Wendell Joyce: “We started mulling the idea of the CSA over in our minds. We thought, well, maybe there are some community-minded people who would want to join us and support our venture – and it turns out there are. A lot of the people we talk to say, 'Yeah, that's a great idea.' ”
They get negative comments too: why feed shiftless drunks? Farmers aren't responsible for solving poverty.
Maude Roy doesn't want to go there.
Maude Roy: “A lot of people are in need. And you never know, that can happen to one of us here, or anybody. You lose your job, and then you get sick. I don't know, like, I think it's more – it's a local solution for a local problem.”
Today, they farm three product lines: heifers and goats, for profit. And beef, for humanity.
Night falls early in November. The stock was already in the barn, enjoying dinner.
Wendell Joyce: “So these are the little males here, they're going to become the CSA beef, and those are the girls from the dairy herd.”
Calves share this barn with a cute herd of goats. There's high demand for goat meat from Ottawa's multi-ethnic population.
Wendell Joyce: “Their tenancy is to scavenge, to eat...eat leaves...”
Maude Roy: (interrupting) “Flowers, normally! (laughs.) If they escape, you can say good bye to all your landscaping!”
Wendell Joyce: “They're a bit like little cows, but not exactly. They're smart little animals! I like them. The more I work with them the more I like them!”
OK. Goats are fun, but back to the calves.
Wendell Joyce: “We have a deal with the dairy farmer, for whom we're raising the heifers. So we're taking his males too. And they're Holstein males. So, they won't become the prime steaks. But, for our purposes, they're perfect. Lean ground beef.”
Food banks always need staples that keep. But a healthy diet goes beyond boxes and cans.
Something we discussed further, inside their cosy farm kitchen.
Wendell Joyce: “They're always chronically short of the good, wholesome, fresh – if you look at the food hampers, what you see is, you know, canned spaghetti, tomato sauce, and pasta, basically. So we can add the ground beef to make a complete meal.”

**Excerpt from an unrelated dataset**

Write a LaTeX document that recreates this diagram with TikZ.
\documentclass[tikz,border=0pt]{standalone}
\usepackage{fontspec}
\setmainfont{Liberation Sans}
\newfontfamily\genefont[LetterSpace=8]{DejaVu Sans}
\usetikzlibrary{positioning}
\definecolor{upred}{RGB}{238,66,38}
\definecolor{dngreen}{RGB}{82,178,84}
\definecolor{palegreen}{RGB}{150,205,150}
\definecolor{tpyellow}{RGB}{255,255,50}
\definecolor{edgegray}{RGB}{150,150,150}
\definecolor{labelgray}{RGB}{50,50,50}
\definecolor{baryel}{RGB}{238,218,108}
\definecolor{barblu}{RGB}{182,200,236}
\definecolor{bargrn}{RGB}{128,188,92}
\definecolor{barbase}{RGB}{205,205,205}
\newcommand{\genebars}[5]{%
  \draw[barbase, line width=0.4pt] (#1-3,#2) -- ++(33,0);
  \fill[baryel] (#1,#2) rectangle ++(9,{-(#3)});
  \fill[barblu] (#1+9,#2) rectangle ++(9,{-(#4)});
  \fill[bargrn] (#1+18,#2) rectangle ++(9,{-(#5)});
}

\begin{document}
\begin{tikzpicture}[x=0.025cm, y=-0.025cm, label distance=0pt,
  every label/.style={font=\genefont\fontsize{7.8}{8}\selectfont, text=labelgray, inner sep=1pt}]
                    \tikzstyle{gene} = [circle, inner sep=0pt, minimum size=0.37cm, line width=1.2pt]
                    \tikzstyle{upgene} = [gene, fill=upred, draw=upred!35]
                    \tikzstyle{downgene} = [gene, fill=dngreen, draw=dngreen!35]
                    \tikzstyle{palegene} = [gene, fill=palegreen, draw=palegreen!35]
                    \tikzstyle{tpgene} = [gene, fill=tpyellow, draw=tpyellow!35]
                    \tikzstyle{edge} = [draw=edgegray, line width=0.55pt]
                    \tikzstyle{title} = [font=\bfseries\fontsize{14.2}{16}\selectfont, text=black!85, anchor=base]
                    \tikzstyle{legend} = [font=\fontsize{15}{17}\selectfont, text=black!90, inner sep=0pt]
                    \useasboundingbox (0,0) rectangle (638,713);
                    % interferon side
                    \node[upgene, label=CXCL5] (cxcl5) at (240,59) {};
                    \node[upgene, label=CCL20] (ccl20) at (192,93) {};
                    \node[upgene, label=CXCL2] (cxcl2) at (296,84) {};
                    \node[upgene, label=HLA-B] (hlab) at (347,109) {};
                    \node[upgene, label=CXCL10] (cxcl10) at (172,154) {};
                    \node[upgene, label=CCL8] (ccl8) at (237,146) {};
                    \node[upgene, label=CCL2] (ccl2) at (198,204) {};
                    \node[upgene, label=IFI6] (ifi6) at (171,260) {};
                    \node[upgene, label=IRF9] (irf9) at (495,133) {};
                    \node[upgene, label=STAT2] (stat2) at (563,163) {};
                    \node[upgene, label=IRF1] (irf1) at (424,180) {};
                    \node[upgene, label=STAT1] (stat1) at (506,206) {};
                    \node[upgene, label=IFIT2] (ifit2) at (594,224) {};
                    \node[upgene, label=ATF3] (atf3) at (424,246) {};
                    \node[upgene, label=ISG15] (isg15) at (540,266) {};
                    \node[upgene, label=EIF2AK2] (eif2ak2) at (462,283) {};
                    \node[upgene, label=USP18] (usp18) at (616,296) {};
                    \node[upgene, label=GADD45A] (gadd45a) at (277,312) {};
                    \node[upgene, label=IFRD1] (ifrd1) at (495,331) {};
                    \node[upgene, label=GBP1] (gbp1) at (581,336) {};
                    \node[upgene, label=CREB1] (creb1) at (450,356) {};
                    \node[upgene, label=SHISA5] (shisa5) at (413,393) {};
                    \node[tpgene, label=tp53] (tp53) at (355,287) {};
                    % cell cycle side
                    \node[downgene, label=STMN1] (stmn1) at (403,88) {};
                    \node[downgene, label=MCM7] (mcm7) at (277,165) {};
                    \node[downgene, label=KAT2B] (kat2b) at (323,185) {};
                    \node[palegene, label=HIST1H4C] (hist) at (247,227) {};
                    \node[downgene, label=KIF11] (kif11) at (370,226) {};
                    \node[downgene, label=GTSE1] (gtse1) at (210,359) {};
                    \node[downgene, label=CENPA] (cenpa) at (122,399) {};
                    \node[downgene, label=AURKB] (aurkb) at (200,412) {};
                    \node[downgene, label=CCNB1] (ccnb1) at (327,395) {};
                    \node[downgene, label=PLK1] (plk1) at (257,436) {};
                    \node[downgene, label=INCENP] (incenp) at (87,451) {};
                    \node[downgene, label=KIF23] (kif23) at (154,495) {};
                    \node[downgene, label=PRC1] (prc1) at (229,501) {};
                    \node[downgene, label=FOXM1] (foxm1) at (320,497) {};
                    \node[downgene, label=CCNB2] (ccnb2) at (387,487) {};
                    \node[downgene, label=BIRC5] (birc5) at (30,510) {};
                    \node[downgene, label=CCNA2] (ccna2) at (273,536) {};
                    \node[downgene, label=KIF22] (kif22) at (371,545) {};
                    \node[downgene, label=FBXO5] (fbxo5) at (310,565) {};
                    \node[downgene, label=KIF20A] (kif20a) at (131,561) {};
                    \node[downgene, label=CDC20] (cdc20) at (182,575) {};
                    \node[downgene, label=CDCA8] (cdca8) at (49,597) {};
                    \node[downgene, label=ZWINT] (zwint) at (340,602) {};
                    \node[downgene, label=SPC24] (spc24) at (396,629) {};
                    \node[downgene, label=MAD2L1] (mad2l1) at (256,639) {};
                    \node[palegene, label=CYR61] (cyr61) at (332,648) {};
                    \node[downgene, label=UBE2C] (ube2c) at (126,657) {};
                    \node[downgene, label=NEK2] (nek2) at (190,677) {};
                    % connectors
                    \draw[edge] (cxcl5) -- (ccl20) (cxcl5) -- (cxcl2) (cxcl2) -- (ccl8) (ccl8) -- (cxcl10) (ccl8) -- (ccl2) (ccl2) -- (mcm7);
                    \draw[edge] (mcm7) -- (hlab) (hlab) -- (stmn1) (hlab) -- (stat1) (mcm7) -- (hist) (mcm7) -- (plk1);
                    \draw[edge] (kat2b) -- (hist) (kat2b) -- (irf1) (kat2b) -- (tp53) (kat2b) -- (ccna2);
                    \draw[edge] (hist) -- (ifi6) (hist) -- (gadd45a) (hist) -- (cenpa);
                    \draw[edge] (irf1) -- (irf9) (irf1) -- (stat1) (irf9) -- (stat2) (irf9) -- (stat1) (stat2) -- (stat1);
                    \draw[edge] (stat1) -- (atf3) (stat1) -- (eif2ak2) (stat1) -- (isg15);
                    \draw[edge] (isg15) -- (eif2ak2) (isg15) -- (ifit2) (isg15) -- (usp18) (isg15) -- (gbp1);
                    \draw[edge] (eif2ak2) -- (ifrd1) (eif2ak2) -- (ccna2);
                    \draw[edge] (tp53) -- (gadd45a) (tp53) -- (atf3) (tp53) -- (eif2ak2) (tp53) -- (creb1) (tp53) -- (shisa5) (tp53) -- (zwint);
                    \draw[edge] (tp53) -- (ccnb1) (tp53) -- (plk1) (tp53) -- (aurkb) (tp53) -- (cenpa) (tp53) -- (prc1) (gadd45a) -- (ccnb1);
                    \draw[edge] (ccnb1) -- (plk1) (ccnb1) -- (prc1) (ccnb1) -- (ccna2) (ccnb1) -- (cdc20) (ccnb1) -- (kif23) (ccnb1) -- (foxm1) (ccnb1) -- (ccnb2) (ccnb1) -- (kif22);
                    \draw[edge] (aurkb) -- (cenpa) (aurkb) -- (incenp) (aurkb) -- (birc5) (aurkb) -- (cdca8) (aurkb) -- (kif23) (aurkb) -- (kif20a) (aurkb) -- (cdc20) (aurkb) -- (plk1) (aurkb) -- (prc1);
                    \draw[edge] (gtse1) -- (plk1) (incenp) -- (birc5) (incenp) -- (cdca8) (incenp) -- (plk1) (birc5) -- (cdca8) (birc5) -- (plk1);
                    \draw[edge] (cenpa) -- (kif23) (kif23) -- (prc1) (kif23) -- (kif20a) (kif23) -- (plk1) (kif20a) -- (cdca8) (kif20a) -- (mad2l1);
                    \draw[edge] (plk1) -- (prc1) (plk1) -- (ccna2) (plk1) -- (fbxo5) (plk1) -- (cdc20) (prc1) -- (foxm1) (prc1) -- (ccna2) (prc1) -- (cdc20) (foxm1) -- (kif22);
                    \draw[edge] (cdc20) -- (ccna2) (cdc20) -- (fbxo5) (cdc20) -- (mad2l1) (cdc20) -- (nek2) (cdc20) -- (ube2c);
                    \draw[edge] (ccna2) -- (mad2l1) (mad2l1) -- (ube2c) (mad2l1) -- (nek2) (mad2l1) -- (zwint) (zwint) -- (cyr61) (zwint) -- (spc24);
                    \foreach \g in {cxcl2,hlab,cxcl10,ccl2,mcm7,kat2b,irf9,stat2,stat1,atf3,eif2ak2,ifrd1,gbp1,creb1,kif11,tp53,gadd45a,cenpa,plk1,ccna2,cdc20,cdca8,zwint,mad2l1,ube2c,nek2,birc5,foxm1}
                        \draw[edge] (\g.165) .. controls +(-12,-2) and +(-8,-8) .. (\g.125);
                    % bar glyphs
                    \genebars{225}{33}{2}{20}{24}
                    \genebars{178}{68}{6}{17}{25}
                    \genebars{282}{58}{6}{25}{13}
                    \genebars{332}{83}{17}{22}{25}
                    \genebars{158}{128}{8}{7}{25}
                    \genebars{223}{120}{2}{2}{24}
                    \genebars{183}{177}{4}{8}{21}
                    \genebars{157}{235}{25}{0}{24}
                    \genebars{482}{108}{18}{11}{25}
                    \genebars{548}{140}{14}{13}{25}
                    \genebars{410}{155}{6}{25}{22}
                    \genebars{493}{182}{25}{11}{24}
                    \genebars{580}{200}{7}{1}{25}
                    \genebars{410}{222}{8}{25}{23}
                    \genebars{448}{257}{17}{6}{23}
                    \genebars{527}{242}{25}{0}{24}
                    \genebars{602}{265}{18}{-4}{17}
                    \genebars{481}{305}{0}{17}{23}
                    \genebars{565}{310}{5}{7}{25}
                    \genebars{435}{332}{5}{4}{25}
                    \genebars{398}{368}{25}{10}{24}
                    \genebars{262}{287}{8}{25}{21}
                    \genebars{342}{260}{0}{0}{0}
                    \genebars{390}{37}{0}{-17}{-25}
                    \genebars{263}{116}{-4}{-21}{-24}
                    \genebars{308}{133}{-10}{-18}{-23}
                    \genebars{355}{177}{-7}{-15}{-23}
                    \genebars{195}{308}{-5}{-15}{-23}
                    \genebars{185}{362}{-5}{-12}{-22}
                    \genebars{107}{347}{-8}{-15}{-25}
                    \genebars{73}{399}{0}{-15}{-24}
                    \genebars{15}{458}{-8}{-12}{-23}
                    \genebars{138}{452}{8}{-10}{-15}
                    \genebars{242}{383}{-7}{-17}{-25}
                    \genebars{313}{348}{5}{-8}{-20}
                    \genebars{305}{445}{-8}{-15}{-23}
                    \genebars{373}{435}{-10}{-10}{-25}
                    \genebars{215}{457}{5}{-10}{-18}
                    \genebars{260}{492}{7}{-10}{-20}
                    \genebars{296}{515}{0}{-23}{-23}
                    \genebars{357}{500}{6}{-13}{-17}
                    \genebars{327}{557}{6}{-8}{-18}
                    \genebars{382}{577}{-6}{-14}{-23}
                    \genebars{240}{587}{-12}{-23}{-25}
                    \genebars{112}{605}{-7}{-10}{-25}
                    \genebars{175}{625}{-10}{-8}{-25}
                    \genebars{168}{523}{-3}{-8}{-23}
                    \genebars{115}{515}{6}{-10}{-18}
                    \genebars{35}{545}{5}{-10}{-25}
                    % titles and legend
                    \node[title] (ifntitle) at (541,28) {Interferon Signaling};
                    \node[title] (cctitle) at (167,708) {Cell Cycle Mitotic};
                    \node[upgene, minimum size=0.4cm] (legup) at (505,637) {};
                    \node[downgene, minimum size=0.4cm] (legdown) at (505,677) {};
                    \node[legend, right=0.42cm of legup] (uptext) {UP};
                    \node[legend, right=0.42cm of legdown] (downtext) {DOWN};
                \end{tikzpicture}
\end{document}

Sunflower Farm's CSA shares cover out-of-pocket costs, including slaughtering in Smiths Falls. Joyce and Roy donate their labor. The beef – fresh and frozen – ends up at the Kemptville Salvation Army or Ottawa's Shepherds of Good Hope food kitchen. Those charities issue tax receipts, which go back to the shareholders.
The idea can be a head-scratcher.
Wendell Joyce: “I mean, sometimes, our peers, our farmers, really don't understand. They would say, like: 'Why would you want to do that?' If I'm feeling a little bit, a little bit sarcastic, I would say 'Well, why do you want to produce beef and ship it down the road to Cargill for a break-even price, you know?' On average, over the years?”
It's still hard to make money in cattle. They've intentionally structure this CSA so it won't undercut their beef-producing neighbors.
Wendell Joyce: “And we're not. Because the clientele that we're serving, they don't go to go to the market to buy any beef, because they don't have any money. They're part of the need, but they're not part of the demand.”
Joyce isn't anti-trade. This CSA won't replace business as usual. There is an “ah-ha” though. This way, the same money that might have gone straight to a food bank gets a few extra cycles through the farm economy first. The donation still arrives in a food kitchen as much-appreciated meat.
Eventually, they hope to distribute one animal per week to local charities.
Wendell Joyce: “What we basically want to do is something we can feel good about, at the end of our career. Make a contribution, Keep our farm green and viable, and contribute to the local economy. Not make a ton of money, but not lose a ton of money either.”
Maude Roy: “What I would like is to have, kind of a basic of farms like us, in every province. (Wendell Joyce agreeing: “Like a network.”) Close to the big cities. So that way, you know, people can have good food.”
They're not alone. The couple says they've seen all sorts of creative initiatives linking area farms with food banks. Making “buy local” and “eat local” go even farther.